> [Your task]: Search the data for the string "this" and gather each line it is in.

> [Data for processing]:
:::::

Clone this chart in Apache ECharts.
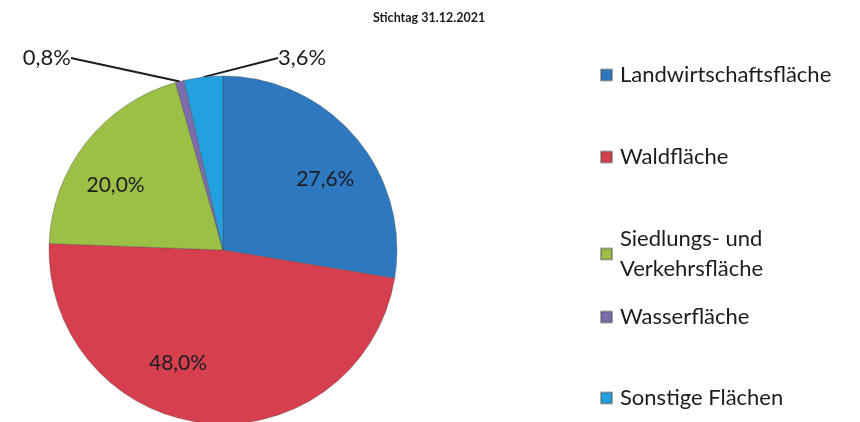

:::::

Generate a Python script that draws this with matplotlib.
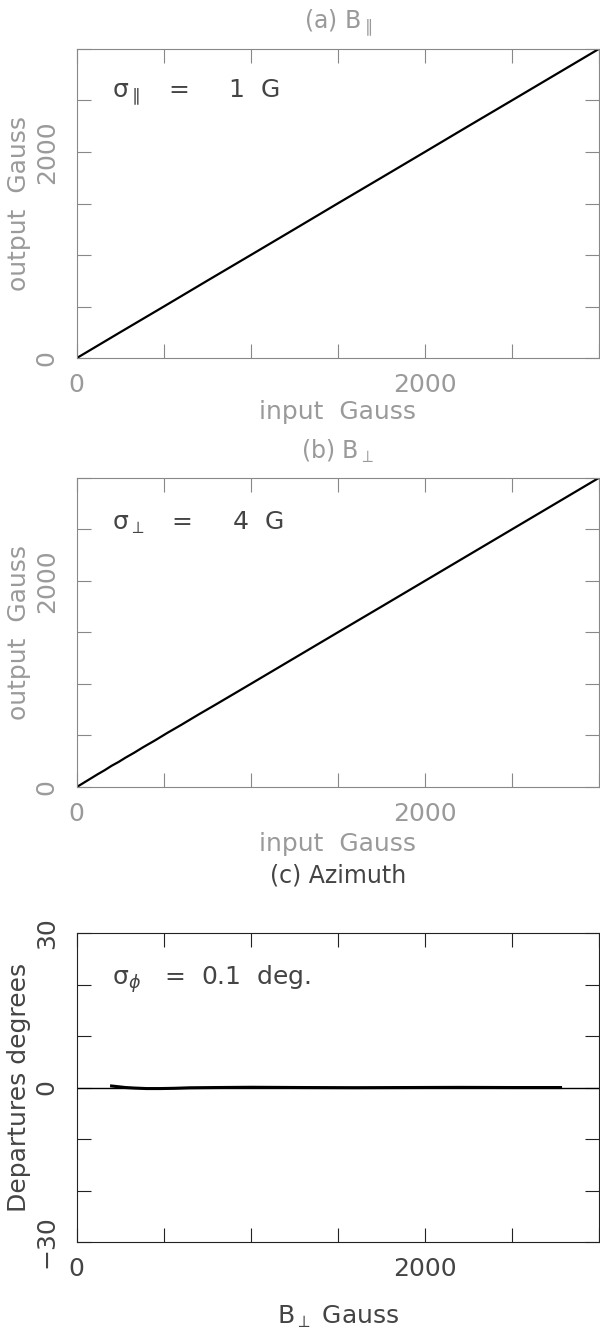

:::::

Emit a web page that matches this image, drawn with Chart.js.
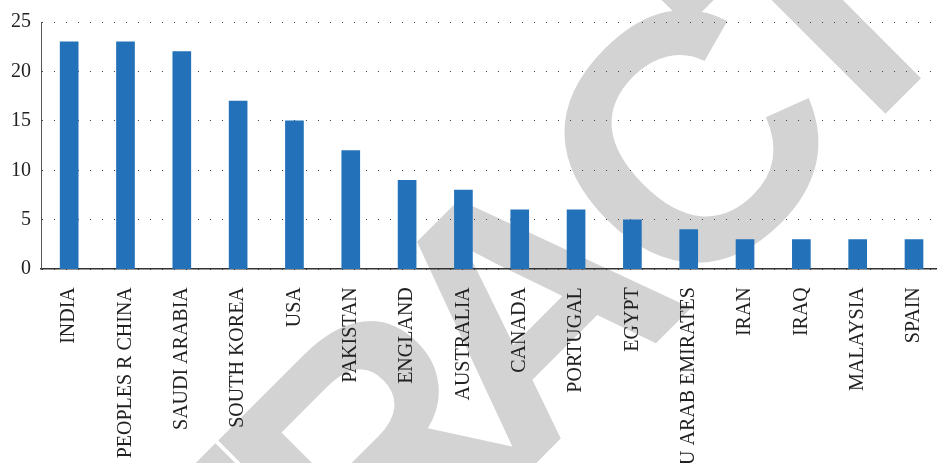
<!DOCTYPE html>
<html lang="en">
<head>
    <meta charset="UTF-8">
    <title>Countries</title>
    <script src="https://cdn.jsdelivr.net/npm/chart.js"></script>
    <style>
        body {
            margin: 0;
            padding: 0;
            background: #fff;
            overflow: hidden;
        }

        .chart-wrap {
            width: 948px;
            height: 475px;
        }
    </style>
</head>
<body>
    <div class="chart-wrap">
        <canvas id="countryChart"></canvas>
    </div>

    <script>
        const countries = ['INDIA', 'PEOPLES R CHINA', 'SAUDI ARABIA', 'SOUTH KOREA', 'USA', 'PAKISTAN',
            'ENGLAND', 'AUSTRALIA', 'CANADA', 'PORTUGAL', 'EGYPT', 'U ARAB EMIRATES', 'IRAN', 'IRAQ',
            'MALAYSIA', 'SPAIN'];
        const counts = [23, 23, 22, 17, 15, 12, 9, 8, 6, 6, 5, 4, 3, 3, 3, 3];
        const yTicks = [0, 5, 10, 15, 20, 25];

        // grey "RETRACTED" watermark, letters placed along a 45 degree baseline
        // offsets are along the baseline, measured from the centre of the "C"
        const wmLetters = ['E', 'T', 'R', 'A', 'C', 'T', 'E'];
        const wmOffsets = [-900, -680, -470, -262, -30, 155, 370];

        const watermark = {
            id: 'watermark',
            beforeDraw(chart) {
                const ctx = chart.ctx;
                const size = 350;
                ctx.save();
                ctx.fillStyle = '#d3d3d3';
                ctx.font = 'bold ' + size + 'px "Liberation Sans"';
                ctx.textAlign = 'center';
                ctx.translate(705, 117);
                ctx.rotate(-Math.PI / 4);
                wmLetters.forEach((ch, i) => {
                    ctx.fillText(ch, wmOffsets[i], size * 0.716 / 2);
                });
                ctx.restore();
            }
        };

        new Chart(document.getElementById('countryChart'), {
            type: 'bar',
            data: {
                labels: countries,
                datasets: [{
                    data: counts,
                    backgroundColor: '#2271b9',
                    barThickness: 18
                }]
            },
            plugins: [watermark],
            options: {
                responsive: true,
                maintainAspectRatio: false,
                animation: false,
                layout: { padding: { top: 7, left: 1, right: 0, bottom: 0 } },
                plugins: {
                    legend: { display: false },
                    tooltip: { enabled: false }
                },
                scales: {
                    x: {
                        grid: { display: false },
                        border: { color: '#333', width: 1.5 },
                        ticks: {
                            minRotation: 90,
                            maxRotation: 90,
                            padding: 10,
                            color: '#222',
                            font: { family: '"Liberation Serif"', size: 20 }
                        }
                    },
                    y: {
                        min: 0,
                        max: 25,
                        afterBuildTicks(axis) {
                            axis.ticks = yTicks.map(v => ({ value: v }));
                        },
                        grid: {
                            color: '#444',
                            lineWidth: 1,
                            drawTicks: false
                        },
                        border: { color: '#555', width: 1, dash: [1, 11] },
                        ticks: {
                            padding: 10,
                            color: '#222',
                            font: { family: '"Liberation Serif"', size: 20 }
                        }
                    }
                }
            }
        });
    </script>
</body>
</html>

:::::

> [Response to the task]:
Clone this chart in Apache ECharts.
Generate a Python script that draws this with matplotlib.
Emit a web page that matches this image, drawn with Chart.js.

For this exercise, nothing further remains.